When I asked what we can expect the Leafs to score in the playoffs, the natural follow-up question is what about Tampa?
I applied the same method to the Lightning, with a lot less quality of understanding going into the TOI guessing. I'm hoping most of my mistakes there are with the depth, and this is decently accurate of the average amount Tampa's forwards should score in a playoff series.

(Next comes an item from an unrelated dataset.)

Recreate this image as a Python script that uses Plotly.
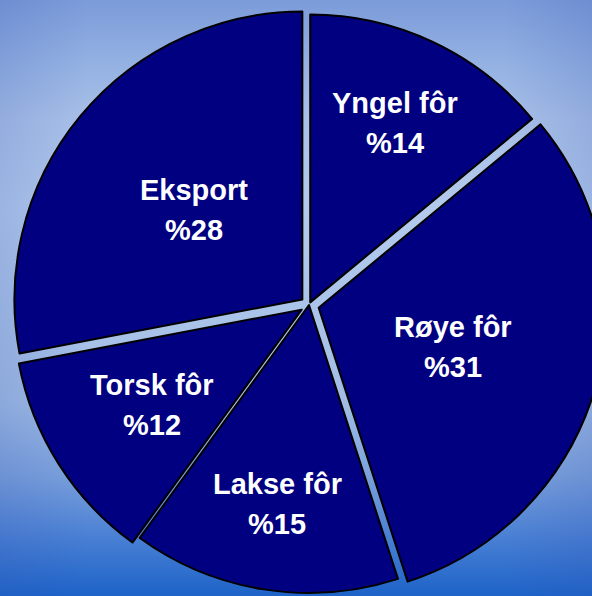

One thing about Tampa, though, is that both Victor Hedman and Mikhail Sergachev score more goals than Leafs defenders do. Here's the calculation for the forwards:
Player | Est. TOI/GP | Est. G per GP | 7 Games | 14 Games | 21 Games |
---|---|---|---|---|---|
Brayden Point | 20 | 0.51 | 4 | 7 | 11 |
Steven Stamkos | 20 | 0.50 | 3 | 7 | 10 |
Nikita Kucherov | 20 | 0.44 | 3 | 6 | 9 |
Brandon Hagel | 17 | 0.31 | 2 | 4 | 6 |
Alex Killorn | 17 | 0.28 | 2 | 4 | 6 |
Ross Colton | 11 | 0.23 | 2 | 3 | 5 |
Anthony Cirelli | 16 | 0.19 | 1 | 3 | 4 |
Corey Perry | 12 | 0.18 | 1 | 3 | 4 |
Tanner Jeannot | 13 | 0.18 | 1 | 2 | 4 |
Nick Paul | 14 | 0.16 | 1 | 2 | 3 |
Pierre-Edouard Bellemare | 10 | 0.09 | 1 | 1 | 2 |
Patrick Maroon | 10 | 0.08 | 1 | 1 | 2 |
Tampa plays their top line right on an average of 20 minutes per game, and that makes me think they're using the NHL's app which given running TOI as a game goes on. It might just be how it shakes out, but it seems pretty intentional to me. (I used HockeyViz for the average TOI figures, and they were all right on 20).
If that looks very similar to the Leafs, well, it is. And through no machinations on my end, the total for seven games came out to 22 for Tampa and 23 for the Leafs. This will not come as a shock to you if you recall the goal numbers from last year's playoff series. A close read of the estimated goals per game for each team, however, will show you that the Leafs can lean on their top six to greater effect than Tampa can. If the bench gets short – the advantage goes to the Leafs forwards.
The oft-heard song about Tampa's middle class being better than the Leafs is true in a way. They are a little bit better, but this is the truth about hockey: the difference between one third liner and another slightly better is tiny. The difference between very good and elite top-six forwards is the difference between a good team and a contender.
The Leafs and the Lightning, unsurprisingly, are about dead even in overall forward scoring ability. But there's a lot more to a playoff series that which guy scores how many goals. Which is why they play the games and we watch them.